Speedcafe.com understands that Chevrolet homologation team Triple Eight Race Engineering tested the modified rack last week and that Erebus Motorsport is now manufacturing it.
While the Camaro was used as the mule for that task, with work on the Mustang focused on calibration of its Coyote-derived engine, the handling trait was experienced in both rather than being Camaro-specific.
Sources indicate that the tweak is not a complete solution to the lightness, but will be an improvement.
The revelation comes as most teams delay the initial rollout of their Gen3 cars until next Tuesday, February 7 at the earliest.
The Blanchard Racing Team appears to still be pressing ahead with its plan to run its single Mustang on tomorrow’s (February 1) original Winton shakedown date, notwithstanding that the modified rack will not be ready by then.
However, Triple Eight and Ford homologation team Dick Johnson Racing had already decided by the end of last week that they would not be on-track with their race cars yesterday (January 30), when Sunshine State-based teams were originally set to conduct shakedowns at Queensland Raceway.

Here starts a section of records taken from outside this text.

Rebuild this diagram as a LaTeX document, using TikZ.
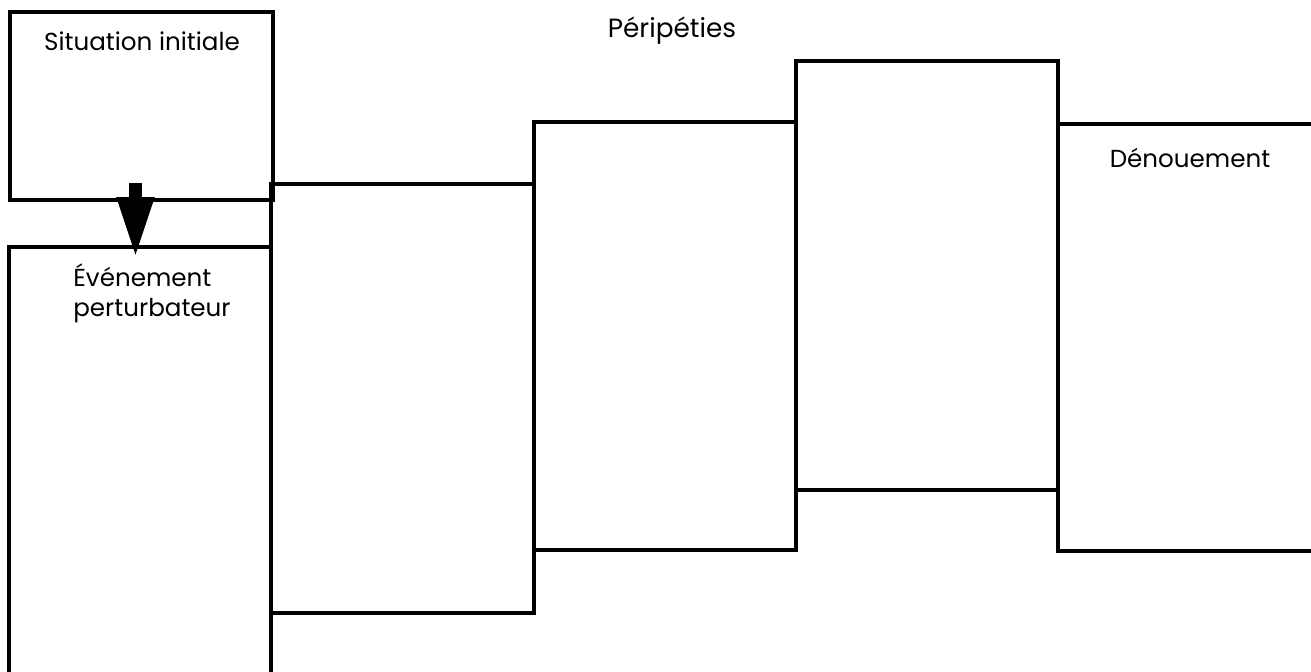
\documentclass[tikz,border=0pt]{standalone}
\usepackage{fontspec}
\setmainfont{Poppins}
\usetikzlibrary{arrows.meta}

\tikzset{
  panel/.style={line width=2pt, line join=miter},
  label/.style={font=\fontsize{14}{17}\selectfont, inner sep=0pt},
  bigarrow/.style={line width=0.27cm, -{Triangle[width=0.68cm,length=1.24cm]}}
}

\begin{document}
\begin{tikzpicture}[x=0.02cm, y=-0.02cm]
  \useasboundingbox (0,0) rectangle (1311,672);
  \clip (0,0) rectangle (1311,672);
  % situation initiale
  \coordinate (S1) at (10,12);
  \coordinate (S2) at (273,200);
  \draw[panel] (S1) rectangle (S2);
  \node[label] (sit) at (142,41) {Situation initiale};
  % evenement perturbateur
  \coordinate (E1) at (9,247);
  \coordinate (E2) at (271,700);
  \draw[panel] (E1) rectangle (E2);
  \node[label, align=left, anchor=north west] (evt) at (73,263) {Événement\\perturbateur};
  % peripeties, three steps
  \coordinate (P1) at (271,184);
  \coordinate (P2) at (534,613);
  \coordinate (Q1) at (534,122);
  \coordinate (Q2) at (796,550);
  \coordinate (R1) at (796,61);
  \coordinate (R2) at (1058,490);
  \draw[panel] (P1) rectangle (P2);
  \draw[panel] (Q1) rectangle (Q2);
  \draw[panel] (R1) rectangle (R2);
  \node[label, font=\fontsize{15}{18}\selectfont] (per) at (672,31) {Péripéties};
  % denouement
  \coordinate (D1) at (1058,124);
  \coordinate (D2) at (1340,551);
  \draw[panel] (D1) rectangle (D2);
  \node[label] (den) at (1190,158) {Dénouement};
  % arrow down
  \coordinate (A1) at (135.5,183);
  \coordinate (A2) at (135.5,259);
  \draw[bigarrow] (A1) -- (A2);
\end{tikzpicture}
\end{document}
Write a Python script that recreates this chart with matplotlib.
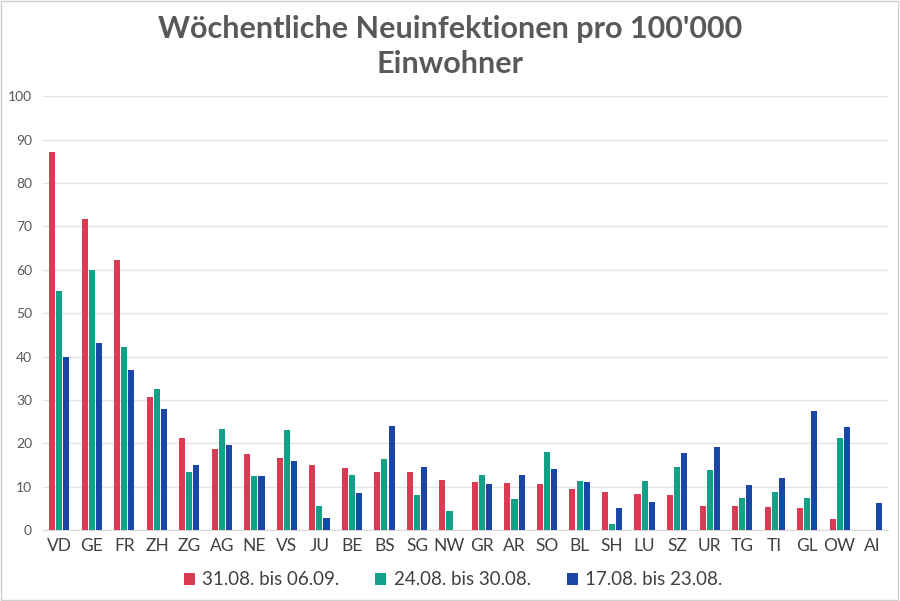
import numpy as np
import matplotlib.pyplot as plt
from matplotlib.patches import Rectangle

cantons = ['VD', 'GE', 'FR', 'ZH', 'ZG', 'AG', 'NE', 'VS', 'JU', 'BE', 'BS', 'SG', 'NW',
           'GR', 'AR', 'SO', 'BL', 'SH', 'LU', 'SZ', 'UR', 'TG', 'TI', 'GL', 'OW', 'AI']
week_3 = [87.2, 71.8, 62.3, 30.6, 21.3, 18.8, 17.5, 16.6, 15.0, 14.2, 13.4, 13.3, 11.6,
          11.0, 10.9, 10.6, 9.4, 8.7, 8.3, 8.2, 5.6, 5.6, 5.4, 5.0, 2.6, 0.0]
week_2 = [55.0, 60.0, 42.2, 32.6, 13.5, 23.4, 12.5, 23.0, 5.5, 12.6, 16.4, 8.0, 4.5,
          12.7, 7.1, 18.1, 11.4, 1.3, 11.2, 14.6, 13.8, 7.5, 8.8, 7.4, 21.2, 0.0]
week_1 = [39.8, 43.0, 37.0, 28.0, 14.9, 19.7, 12.5, 16.0, 2.7, 8.6, 24.1, 14.5, 0.0,
          10.6, 12.7, 14.0, 11.1, 5.0, 6.5, 17.7, 19.2, 10.5, 12.0, 27.4, 23.8, 6.3]
labels = ['31.08. bis 06.09.', '24.08. bis 30.08.', '17.08. bis 23.08.']
colors = ['#dc3a52', '#13a088', '#1a47a6']

plt.rcParams['font.family'] = ['Lato', 'DejaVu Sans']

fig = plt.figure(figsize=(9, 6.01), dpi=100)
ax = fig.add_axes([0.048, 0.118, 0.939, 0.722])

x = np.arange(len(cantons))
step = 0.216
width = 0.185
for i, (vals, lab, col) in enumerate(zip([week_3, week_2, week_1], labels, colors)):
    ax.bar(x + (i - 1) * step, vals, width=width, color=col, label=lab, zorder=3)

ax.set_xlim(-0.5, len(cantons) - 0.5)
ax.set_ylim(0, 100)
ax.set_yticks(np.arange(0, 101, 10))
ax.set_xticks(x)
ax.set_xticklabels(cantons)
ax.yaxis.grid(True, color='#e3e3e3', linewidth=1, zorder=0)
for s in ['top', 'right', 'left']:
    ax.spines[s].set_visible(False)
ax.spines['bottom'].set_color('#d9d9d9')
ax.tick_params(axis='both', length=0)
ax.tick_params(axis='y', labelsize=10, colors='#595959', pad=8)
ax.tick_params(axis='x', labelsize=12.5, colors='#404040', pad=6)

fig.text(0.5, 0.922, "Wöchentliche Neuinfektionen pro 100'000\nEinwohner", ha='center', va='center',
         fontsize=22, fontweight='bold', color='#595959', linespacing=1.3)

ax.legend(loc='center', bbox_to_anchor=(0.485, -0.115), ncol=3, frameon=False,
          handlelength=0.6, handleheight=0.6, handletextpad=0.4, columnspacing=1.9,
          labelcolor='#404040', prop={'size': 13.5})

fig.patches.append(Rectangle((0.001, 0.002), 0.997, 0.997, transform=fig.transFigure,
                             fill=False, edgecolor='#d0d0d0', linewidth=1))

fig.savefig('out.png', dpi=100)
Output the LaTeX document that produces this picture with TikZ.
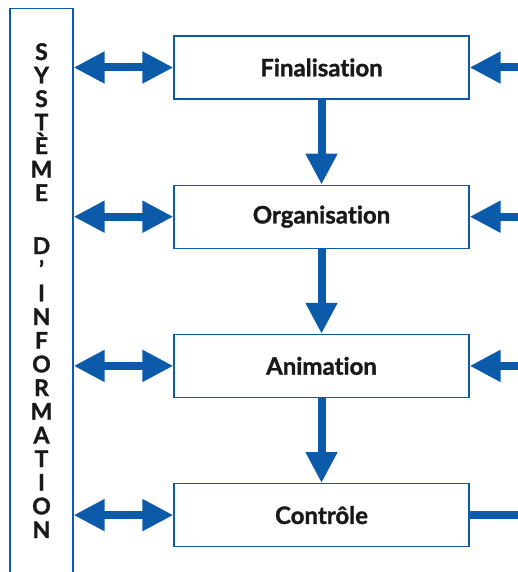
\documentclass[tikz,border=0pt]{standalone}
\usepackage{fontspec}
\setmainfont{Lato}[Ligatures={NoCommon},BoldFeatures={FakeBold=1.3}]
\usetikzlibrary{arrows.meta, positioning}
\definecolor{infoblue}{RGB}{12,90,170}

\begin{document}
\begin{tikzpicture}[x=1pt,y=-1pt,
    stage/.style={draw=infoblue,line width=1.2pt,minimum width=295pt,minimum height=63pt,font=\fontsize{24}{26}\selectfont\bfseries,text=black!90},
    letter/.style={anchor=base,font=\fontsize{23}{26}\selectfont\bfseries,text=black!90},
    flow/.style={infoblue,line width=8pt,-{Triangle[length=31pt,width=30pt]}},
    both/.style={infoblue,line width=8pt,{Triangle[length=31pt,width=30pt]}-{Triangle[length=31pt,width=30pt]}}]
    \useasboundingbox (0,0) rectangle (517,572);
    % Side box: information system
    \node[draw=infoblue,line width=1.2pt,minimum width=63pt,minimum height=590pt,anchor=north] (sysinfo) at (41.5,8) {};
    \foreach \ch [count=\k] in {S,Y,S,T,È,M,E}
        \node[letter] (up\k) at (41.5,{60+23.5*(\k-1)}) {\ch};
    \foreach \ch [count=\k] in {D,’,I,N,F,O,R,M,A,T,I,O,N}
        \node[letter] (low\k) at (41.5,{254+23.67*(\k-1)}) {\ch};
    % Stages
    \node[stage] (fin) at (321.5,67.5) {Finalisation};
    \node[stage,below=85pt of fin] (org) {Organisation};
    \node[stage,below=85pt of org] (ani) {Animation};
    \node[stage,below=85pt of ani] (con) {Contrôle};
    % Arrows
    \draw[flow] (fin) -- (org);
    \draw[flow] (org) -- (ani);
    \draw[flow] (ani) -- (con);
    \foreach \n in {fin,org,ani,con}
        \draw[both] (sysinfo.east |- \n.west) -- (\n.west);
    \foreach \n in {fin,org,ani}
        \draw[flow] ([xshift=56pt]\n.east) -- (\n.east);
    \draw[infoblue,line width=8pt] (con.east) -- ([xshift=56pt]con.east);
\end{tikzpicture}
\end{document}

Instead, DJR and Matt Stone Racing are set to head out to the Ipswich circuit on February 7, while Triple Eight and PremiAir Racing, whose crews are working together on the build of their first Camaros, will do so on Thursday, February 9.
Supercars has now left teams to conduct a “flexible testing program”, with both the 60km shakedown limit and the stipulation that a team must test all of its cars on the same day as each other removed.